Hearth sizing is governed by the stove or fireplace manufacturer's listed clearance requirements and by local fire code, typically requiring a non-combustible material extending a minimum distance in front of and to the sides of the appliance — commonly 16 to 18 inches in front and 8 inches to the sides for many listed stoves, though this varies by specific appliance and must be confirmed against its listing. Material is laid over a non-combustible substrate, typically cement board, not directly over a combustible subfloor without the appropriate thermal break specified by the appliance manufacturer.
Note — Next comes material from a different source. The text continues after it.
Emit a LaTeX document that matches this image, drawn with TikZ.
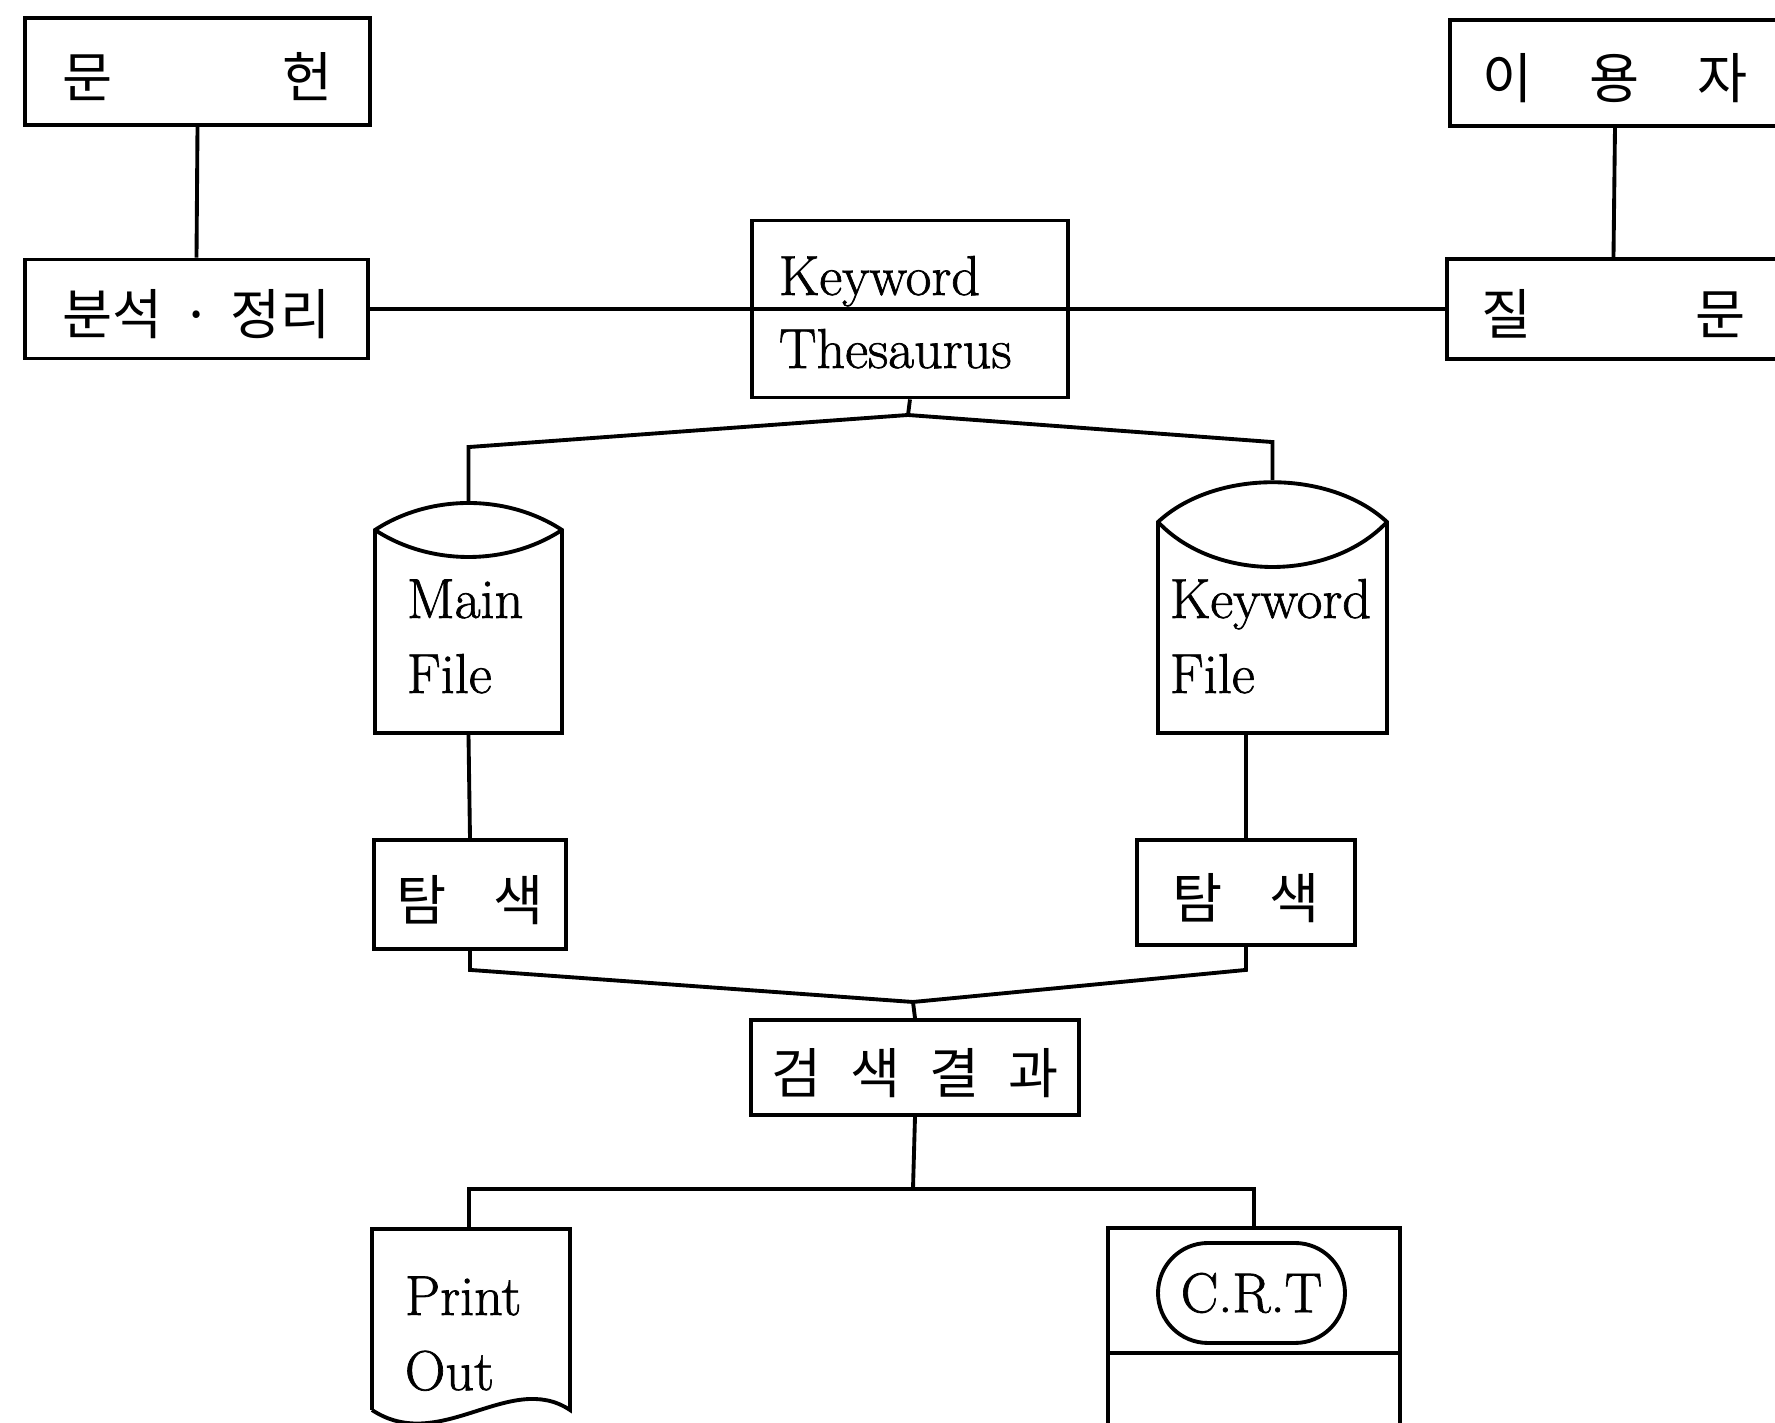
\documentclass[tikz,border=0pt]{standalone}
\usepackage{fontspec}
\newfontfamily\hangul{Noto Sans CJK KR}
\newfontfamily\latin{Latin Modern Roman}[FakeBold=1.2]
\usetikzlibrary{calc}
% spread the characters of a label over a fixed width
\newcommand\spreadtext[2]{\hbox to #1{#2}}

\begin{document}
\begin{tikzpicture}[x=0.1mm, y=-0.1mm, line width=1.1pt, line join=miter,
  box/.style={draw, rectangle, inner sep=0pt},
  ghost/.style={rectangle, inner sep=0pt},
  lat/.style={font=\latin\fontsize{16}{20}\selectfont, inner sep=0pt},
  han/.style={font=\hangul\fontsize{15.5}{18}\selectfont, text height=15.8pt, text depth=1pt},
]
\useasboundingbox (0,0) rectangle (1775,1423);

% ---- top row: sources and requests ----
\node[box, han, minimum width=34.5mm, minimum height=10.7mm] (doc) at (197.5,71.5)
  {\spreadtext{27mm}{문\hfill 헌}};
\node[box, han, minimum width=34.3mm, minimum height=9.9mm] (analysis) at (196.5,309)
  {\spreadtext{26.8mm}{분석\hfill ·\hfill 정리}};
\node[box, han, minimum width=33mm, minimum height=10.6mm] (user) at (1615,73)
  {\spreadtext{26.5mm}{이\hfill 용\hfill 자}};
\node[box, han, minimum width=33.3mm, minimum height=10mm] (query) at (1613.5,309)
  {\spreadtext{26.5mm}{질\hfill 문}};

% ---- thesaurus ----
\node[box, minimum width=31.6mm, minimum height=17.7mm] (thes) at (910,309) {};
\node[lat, anchor=base west] (thesA) at (777,295) {Keyword};
\node[lat, anchor=base west] (thesB) at (777,368) {Thesaurus};

\draw (doc.south) -- (analysis.north);
\draw (user.south) -- (query.north);
\draw (analysis.east) -- (thes.west) -- (thes.east) -- (query.west);

% ---- files ----
\node[ghost, minimum width=18.7mm, minimum height=23mm] (mainf) at (468.5,618) {};
\draw (375,733) -- (375,530) .. controls (430,494) and (507,494) .. (562,530) -- (562,733) -- cycle;
\draw (375,530) .. controls (430,566) and (507,566) .. (562,530);
\node[lat, anchor=base west] (mainA) at (405,618) {Main};
\node[lat, anchor=base west] (mainB) at (405,693) {File};

\node[ghost, minimum width=22.9mm, minimum height=25.1mm] (kwf) at (1272.5,607.5) {};
\draw (1158,733) -- (1158,522) .. controls (1215,469) and (1330,469) .. (1387,522) -- (1387,733) -- cycle;
\draw (1158,522) .. controls (1215,582) and (1330,582) .. (1387,522);
\node[lat, anchor=base west] (kwA) at (1168,618) {Keyword};
\node[lat, anchor=base west] (kwB) at (1168,693) {File};

\coordinate (topj) at (908,415);
\draw (thes.south) -- (topj) -- ($(mainf.north)-(0,54)$) -- (mainf.north);
\draw (topj) -- ($(kwf.north)-(0,38)$) -- (kwf.north);

% ---- searches ----
\node[box, han, minimum width=19.2mm, minimum height=10.9mm] (ltam) at (470,894.5)
  {\spreadtext{14.8mm}{탐\hfill 색}};
\node[box, han, minimum width=21.8mm, minimum height=10.5mm] (rtam) at (1246,892.5)
  {\spreadtext{14.8mm}{탐\hfill 색}};

\draw (mainf.south) -- (ltam.north);
\draw (rtam.north) -- (rtam.north |- kwf.south);

\node[box, han, minimum width=32.8mm, minimum height=9.5mm] (res) at (915,1067.5)
  {\spreadtext{28.8mm}{검\hfill 색\hfill 결\hfill 과}};

\coordinate (botj) at (913,1002);
\draw (ltam.south) -- ++(0,19) -- (botj) -- (res.north);
\draw (rtam.south) -- ++(0,23) -- (botj);

% ---- outputs ----
\node[ghost, minimum width=19.8mm, minimum height=18.1mm] (prt) at (469,1319.5) {};
\draw (372,1410) -- (372,1229) -- (570,1229) -- (570,1410)
  .. controls (510,1370) and (440,1455) .. (372,1410);
\node[lat, anchor=base west] (prtA) at (403,1315) {Print};
\node[lat, anchor=base west] (prtB) at (403,1390) {Out};

\node[box, minimum width=29.2mm, minimum height=21.2mm] (crt) at (1254,1334) {};
\draw (crt.west |- 0,1353) -- (crt.east |- 0,1353);
\node[draw, lat, rounded corners=5mm, minimum width=18.7mm, minimum height=10mm] (crtlabel)
  at (1251.5,1293) {C.R.T};

\coordinate (outj) at (913,1189);
\draw (res.south) -- (outj);
\draw (prt.north) -- (prt.north |- outj) -- (crt.north |- outj) -- (crt.north);
\end{tikzpicture}
\end{document}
Correctly sized and installed stone or brick hearths perform their fire-safety function indefinitely with no maintenance beyond normal cleaning. Undersized hearths — a common error when a homeowner prioritizes appearance over the appliance's actual listed clearance requirement — represent a genuine safety deficiency, not merely an aesthetic shortcoming.
Granite, bluestone, and brick are correct both for their historical association with New England hearths and for their straightforward compliance with non-combustible material requirements. The specification question is less about which material to choose — all three are correct in different contexts — and more about confirming the hearth is sized to the specific appliance's actual listed requirements.
From stone yards and masonry suppliers for the material; from the stove or fireplace installer for the clearance requirements specific to the appliance being installed. Confirm hearth dimensions against the appliance's listing label or installation manual before finalizing the design, not against a general assumption.
Granite, bluestone, or brick hearth, sized to the specific stove or fireplace manufacturer's listed clearance requirements (confirm against the appliance's installation manual, not a general assumption), laid over a non-combustible substrate with appropriate thermal break, for wood-burning appliance installations in traditional New England interiors. This is a fire-safety specification first and an aesthetic one second.